What to do: Scan the entries below for the word "this". Copy each line that has it.

── Stored data ──

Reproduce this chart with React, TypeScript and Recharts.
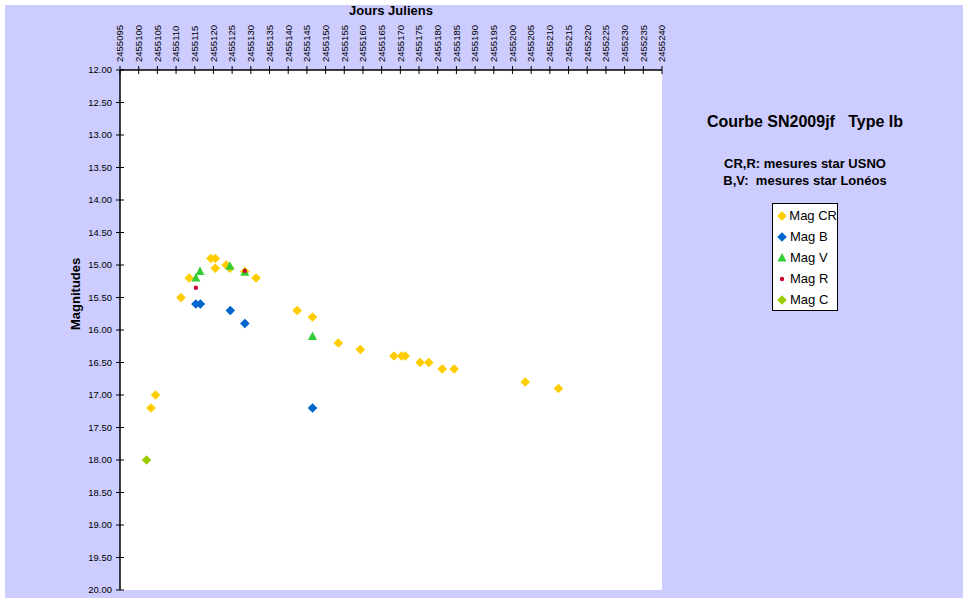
import React from 'react';
import { ScatterChart, Scatter, XAxis, YAxis, CartesianGrid, Legend } from 'recharts';

// Julian days / magnitudes per filter
const crDays = [2455103.3, 2455104.5, 2455111.3, 2455113.5, 2455119.3, 2455120.5, 2455120.5, 2455123.4, 2455124.4, 2455128.4, 2455131.4, 2455142.4, 2455146.5, 2455153.4, 2455159.3, 2455168.3, 2455170.3, 2455171.3, 2455175.3, 2455177.6, 2455181.2, 2455184.4, 2455203.4, 2455212.3];
const crMags = [17.2, 17.0, 15.5, 15.2, 14.9, 14.9, 15.05, 15.0, 15.05, 15.1, 15.2, 15.7, 15.8, 16.2, 16.3, 16.4, 16.4, 16.4, 16.5, 16.5, 16.6, 16.6, 16.8, 16.9];
const bDays = [2455115.3, 2455116.5, 2455124.5, 2455128.4, 2455146.5];
const bMags = [15.6, 15.6, 15.7, 15.9, 17.2];
const vDays = [2455115.3, 2455116.4, 2455124.4, 2455128.4, 2455146.5];
const vMags = [15.2, 15.1, 15.02, 15.11, 16.1];
const rDays = [2455115.3, 2455128.4];
const rMags = [15.35, 15.09];
const cDays = [2455102.1];
const cMags = [18.0];

const seriesNames = ['Mag CR', 'Mag B', 'Mag V', 'Mag R', 'Mag C'];
const dayTicks = [2455095, 2455100, 2455105, 2455110, 2455115, 2455120, 2455125, 2455130, 2455135, 2455140, 2455145, 2455150, 2455155, 2455160, 2455165, 2455170, 2455175, 2455180, 2455185, 2455190, 2455195, 2455200, 2455205, 2455210, 2455215, 2455220, 2455225, 2455230, 2455235, 2455240];
const magTicks = [12, 12.5, 13, 13.5, 14, 14.5, 15, 15.5, 16, 16.5, 17, 17.5, 18, 18.5, 19, 19.5, 20];

const toPoints = (days: number[], mags: number[]) => days.map((jd, i) => ({ jd, mag: mags[i] }));

const FONT = '"Liberation Sans", Arial, sans-serif';
const PLOT_LEFT = 120;
const PLOT_TOP = 70;

const colors: { [k: string]: string } = {
  'Mag CR': '#FFCC00',
  'Mag B': '#0066CC',
  'Mag V': '#33CC33',
  'Mag R': '#CC0033',
  'Mag C': '#99CC00',
};

const Marker = ({ name, cx, cy }: { name: string; cx: number; cy: number }) => {
  const c = colors[name];
  if (name === 'Mag V') {
    return <polygon points={`${cx},${cy - 5} ${cx + 4.5},${cy + 3.5} ${cx - 4.5},${cy + 3.5}`} fill={c} />;
  }
  if (name === 'Mag R') {
    return <circle cx={cx} cy={cy} r={2.2} fill={c} />;
  }
  return <polygon points={`${cx},${cy - 4.8} ${cx + 4.8},${cy} ${cx},${cy + 4.8} ${cx - 4.8},${cy}`} fill={c} />;
};

const shapeFor = (name: string) => (props: any) => <Marker name={name} cx={props.cx} cy={props.cy} />;

const DayTick = (props: any) => {
  const { x, payload } = props;
  return (
    <g>
      <line x1={x} x2={x} y1={PLOT_TOP - 4} y2={PLOT_TOP + 4} stroke="#000" />
      <text
        x={x}
        y={PLOT_TOP - 8}
        dy={3.3}
        transform={`rotate(-90 ${x} ${PLOT_TOP - 8})`}
        textAnchor="start"
        fontSize={9.5}
        fontFamily={FONT}
        fill="#000"
      >
        {payload.value}
      </text>
    </g>
  );
};

const MagTick = (props: any) => {
  const { y, payload } = props;
  return (
    <g>
      <line x1={PLOT_LEFT - 4} x2={PLOT_LEFT + 4} y1={y} y2={y} stroke="#000" />
      <text x={PLOT_LEFT - 8} y={y} dy={3.3} textAnchor="end" fontSize={9.5} fontFamily={FONT} fill="#000">
        {Number(payload.value).toFixed(2)}
      </text>
    </g>
  );
};

const LegendBox = (props: any) => {
  const entries = [...(props.payload || [])].sort(
    (a: any, b: any) => seriesNames.indexOf(a.value) - seriesNames.indexOf(b.value)
  );
  return (
    <div
      style={{
        background: '#fff',
        border: '1px solid #000',
        padding: '1px 0 0 4px',
        fontFamily: FONT,
        fontSize: 13,
        width: 60,
        whiteSpace: 'nowrap',
        color: '#000',
      }}
    >
      {entries.map((entry: any) => (
        <div key={entry.value} style={{ display: 'flex', alignItems: 'center', height: 21 }}>
          <svg width={12} height={12} style={{ marginRight: 1 }}>
            <Marker name={entry.value} cx={5} cy={6} />
          </svg>
          <span>{entry.value}</span>
        </div>
      ))}
    </div>
  );
};

const series = [
  { name: seriesNames[0], data: toPoints(crDays, crMags) },
  { name: seriesNames[1], data: toPoints(bDays, bMags) },
  { name: seriesNames[2], data: toPoints(vDays, vMags) },
  { name: seriesNames[3], data: toPoints(rDays, rMags) },
  { name: seriesNames[4], data: toPoints(cDays, cMags) },
];

const App: React.FC = () => {
  return (
    <div style={{ position: 'absolute', left: 0, top: 0, width: 970, height: 603, background: '#fff' }}>
      <div style={{ position: 'absolute', left: 5, top: 5, width: 958, height: 593, background: '#CCCCFF' }} />
      <div
        style={{
          position: 'absolute',
          left: 640,
          width: 330,
          top: 113,
          textAlign: 'center',
          fontFamily: FONT,
          fontWeight: 'bold',
          fontSize: 16,
          whiteSpace: 'pre',
          color: '#000',
        }}
      >
        {'Courbe SN2009jf   Type Ib'}
      </div>
      <div
        style={{
          position: 'absolute',
          left: 640,
          width: 330,
          top: 155,
          textAlign: 'center',
          fontFamily: FONT,
          fontWeight: 'bold',
          fontSize: 13,
          lineHeight: '17px',
          whiteSpace: 'pre',
          color: '#000',
        }}
      >
        {'CR,R: mesures star USNO\nB,V:  mesures star Lonéos'}
      </div>
      <div style={{ position: 'absolute', left: 0, top: 0 }}>
        <ScatterChart width={970} height={603} margin={{ top: 10, right: 308, bottom: 13, left: 60 }}>
          <CartesianGrid fill="#FFFFFF" horizontal={false} vertical={false} />
          <XAxis
            type="number"
            dataKey="jd"
            orientation="top"
            height={60}
            domain={[2455095, 2455240]}
            ticks={dayTicks}
            interval={0}
            allowDataOverflow
            tick={<DayTick />}
            tickLine={false}
            axisLine={{ stroke: '#000', strokeWidth: 1.5 }}
            label={{
              value: 'Jours Juliens',
              position: 'insideTop',
              offset: -4,
              fontSize: 13,
              fontWeight: 'bold',
              fontFamily: FONT,
              fill: '#000',
            }}
          />
          <XAxis
            xAxisId="frame"
            type="number"
            orientation="bottom"
            height={0}
            domain={[2455095, 2455240]}
            tick={false}
            tickLine={false}
            axisLine={{ stroke: '#808080' }}
          />
          <YAxis
            type="number"
            dataKey="mag"
            width={60}
            domain={[12, 20]}
            reversed
            ticks={magTicks}
            interval={0}
            allowDataOverflow
            tick={<MagTick />}
            tickLine={false}
            axisLine={{ stroke: '#000', strokeWidth: 1.5 }}
            label={{
              value: 'Magnitudes',
              angle: -90,
              position: 'insideLeft',
              offset: 15,
              fontSize: 13,
              fontWeight: 'bold',
              fontFamily: FONT,
              fill: '#000',
            }}
          />
          <YAxis
            yAxisId="frame"
            type="number"
            orientation="right"
            width={0}
            domain={[12, 20]}
            tick={false}
            tickLine={false}
            axisLine={{ stroke: '#808080' }}
          />
          <Legend
            layout="vertical"
            align="center"
            verticalAlign="middle"
            content={<LegendBox />}
            wrapperStyle={{ left: 772, top: 203, width: 66 }}
          />
          {series.map((s) => (
            <Scatter
              key={s.name}
              name={s.name}
              data={s.data}
              fill={colors[s.name]}
              shape={shapeFor(s.name)}
              isAnimationActive={false}
            />
          ))}
        </ScatterChart>
      </div>
    </div>
  );
};

export default App;
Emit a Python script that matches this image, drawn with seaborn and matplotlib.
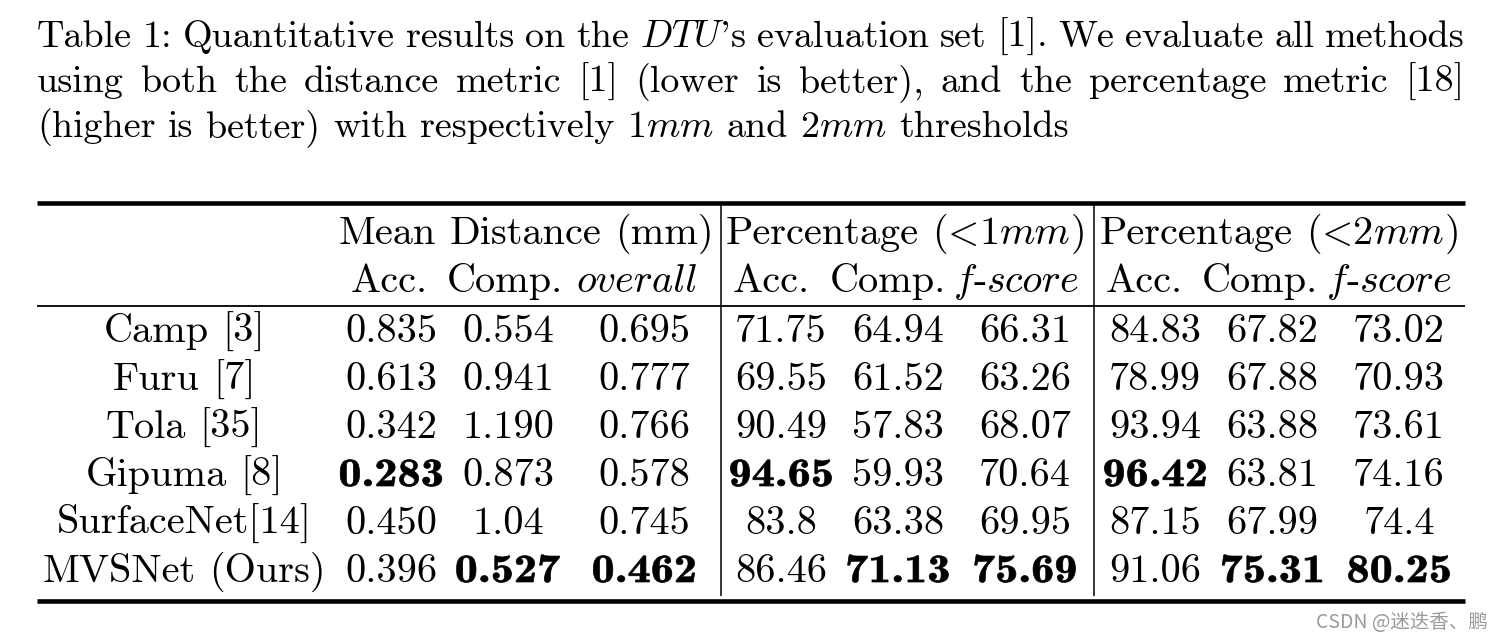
import matplotlib
matplotlib.use("Agg")
import matplotlib.pyplot as plt
import seaborn as sns
from matplotlib.textpath import TextPath
from matplotlib.font_manager import FontProperties
from matplotlib.patches import PathPatch
from matplotlib.transforms import Affine2D

# ---------------- data ----------------
caption_line1 = ["Table", "1:", "Quantitative", "results", "on", "the", "$DTU$'s", "evaluation",
                 "set", "[1].", "We", "evaluate", "all", "methods"]
caption_line2 = ["using", "both", "the", "distance", "metric", "[1]", "(lower", "is", "better),",
                 "and", "the", "percentage", "metric", "[18]"]
caption_line3 = ["(higher", "is", "better)", "with", "respectively", "1$mm$", "and", "2$mm$", "thresholds"]

LT = [("(", "cmr10"), ("<", "cmmi10")]
group_headers = [["Mean", "Distance", "(mm)"],
                 ["Percentage", LT + [("1", "cmr10"), ("mm", "cmmi10"), (")", "cmr10")]],
                 ["Percentage", LT + [("2", "cmr10"), ("mm", "cmmi10"), (")", "cmr10")]]]
FSCORE = [("f", "cmmi10"), ("-", "cmr10"), ("score", "cmmi10")]
sub_headers = ["Acc.", "Comp.", [("overall", "cmmi10")],
               "Acc.", "Comp.", FSCORE,
               "Acc.", "Comp.", FSCORE]

methods = ["Camp [3]", "Furu [7]", "Tola [35]", "Gipuma [8]", "SurfaceNet[14]", "MVSNet (Ours)"]
dist_acc = ["0.835", "0.613", "0.342", "0.283", "0.450", "0.396"]
dist_comp = ["0.554", "0.941", "1.190", "0.873", "1.04", "0.527"]
dist_overall = ["0.695", "0.777", "0.766", "0.578", "0.745", "0.462"]
p1_acc = ["71.75", "69.55", "90.49", "94.65", "83.8", "86.46"]
p1_comp = ["64.94", "61.52", "57.83", "59.93", "63.38", "71.13"]
p1_f = ["66.31", "63.26", "68.07", "70.64", "69.95", "75.69"]
p2_acc = ["84.83", "78.99", "93.94", "96.42", "87.15", "91.06"]
p2_comp = ["67.82", "67.88", "63.88", "63.81", "67.99", "75.31"]
p2_f = ["73.02", "70.93", "73.61", "74.16", "74.4", "80.25"]
lower_is_better = [True, True, True, False, False, False, False, False, False]

watermark = "CSDN @迷迭香、鹏"

# ---------------- style ----------------
sns.set_theme(style="white")
plt.rcParams["font.family"] = ["cmr10"]
plt.rcParams["mathtext.fontset"] = "cm"
plt.rcParams["axes.unicode_minus"] = False

FS = 29        # table font size (pt)
FS_CAP = 27.4  # caption font size (pt)

fig = plt.figure(figsize=(15.02, 6.40), dpi=100)
ax = fig.add_axes([0, 0, 1, 1])
ax.set_xlim(0, 1502)
ax.set_ylim(640, 0)
ax.axis("off")
renderer = fig.canvas.get_renderer()


def make_word(word, y, fs):
    segs = word if isinstance(word, list) else [(word, "cmr10")]
    texts = []
    for s, fam in segs:
        t = ax.text(0, y, s, va="baseline", ha="left", fontsize=fs, fontfamily=fam, color="black")
        texts.append((t, t.get_window_extent(renderer).width))
    return texts, sum(w for _, w in texts)


def draw_words(words, y, mode, fs=FS, x0=None, x1=None, cx=None):
    space = 0.3333 * fs * 100 / 72
    items = [make_word(w, y, fs) for w in words]
    widths = [w for _, w in items]
    total = sum(widths) + space * (len(words) - 1)
    if mode == "justify":
        gap = (x1 - x0 - sum(widths)) / (len(words) - 1)
        start = x0
    elif mode == "left":
        gap = space
        start = x0
    else:
        gap = space
        start = cx - total / 2
    x = start
    for (texts, wtot) in items:
        xx = x
        for t, w in texts:
            t.set_x(xx)
            xx += w
        x += wtot + gap


def bold_number(s, cx, yb, fs=FS, stretch=1.15):
    px = fs * 100 / 72
    tp = TextPath((0, 0), s, size=px, prop=FontProperties(family="cmb10"))
    ext = tp.get_extents()
    tr = (Affine2D().scale(stretch, -1)
          .translate(cx - (ext.x0 + ext.width / 2) * stretch, yb) + ax.transData)
    ax.add_patch(PathPatch(tp, transform=tr, fc="black", ec="black", lw=0.5))


# caption
draw_words(caption_line1, 47, "justify", fs=FS_CAP, x0=37, x1=1465)
draw_words(caption_line2, 92, "justify", fs=FS_CAP, x0=37, x1=1465)
draw_words(caption_line3, 137, "left", fs=FS_CAP, x0=37)

# rules
ax.plot([37, 1465], [203, 203], color="black", lw=3.3, solid_capstyle="butt")
ax.plot([37, 1465], [306, 306], color="black", lw=1.3, solid_capstyle="butt")
ax.plot([37, 1465], [601, 601], color="black", lw=3.3, solid_capstyle="butt")
for xv in (721, 1094):
    ax.plot([xv, xv], [205, 596], color="black", lw=1.1, solid_capstyle="butt")

# headers
group_centers = [526, 906, 1280]
for words, cx in zip(group_headers, group_centers):
    draw_words(words, 244, "center", cx=cx)

sub_centers = [389, 505, 637, 771, 888, 1017, 1144, 1260, 1390]
for label, cx in zip(sub_headers, sub_centers):
    draw_words([label], 292, "center", cx=cx)

# body
col_centers = [391, 508, 644, 781, 898, 1025, 1155, 1272, 1399]
columns = [dist_acc, dist_comp, dist_overall, p1_acc, p1_comp, p1_f, p2_acc, p2_comp, p2_f]
row_baselines = [342 + 48 * i for i in range(len(methods))]

for m, yb in zip(methods, row_baselines):
    draw_words(m.split(" "), yb, "center", cx=184)

for col, cx, low in zip(columns, col_centers, lower_is_better):
    vals = [float(v) for v in col]
    best = min(vals) if low else max(vals)
    for v, s, yb in zip(vals, col, row_baselines):
        if v == best:
            bold_number(s, cx, yb)
        else:
            ax.text(cx, yb, s, ha="center", va="baseline", fontsize=FS,
                    fontfamily="cmr10", color="black")

# watermark
ax.text(1488, 628, watermark, ha="right", va="baseline", fontsize=14,
        fontfamily=["Noto Sans CJK SC", "DejaVu Sans"], color="#9a9a9a")

fig.savefig("out.png", dpi=100)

───

Output of the exercise:
Reproduce this chart with React, TypeScript and Recharts.
Emit a Python script that matches this image, drawn with seaborn and matplotlib.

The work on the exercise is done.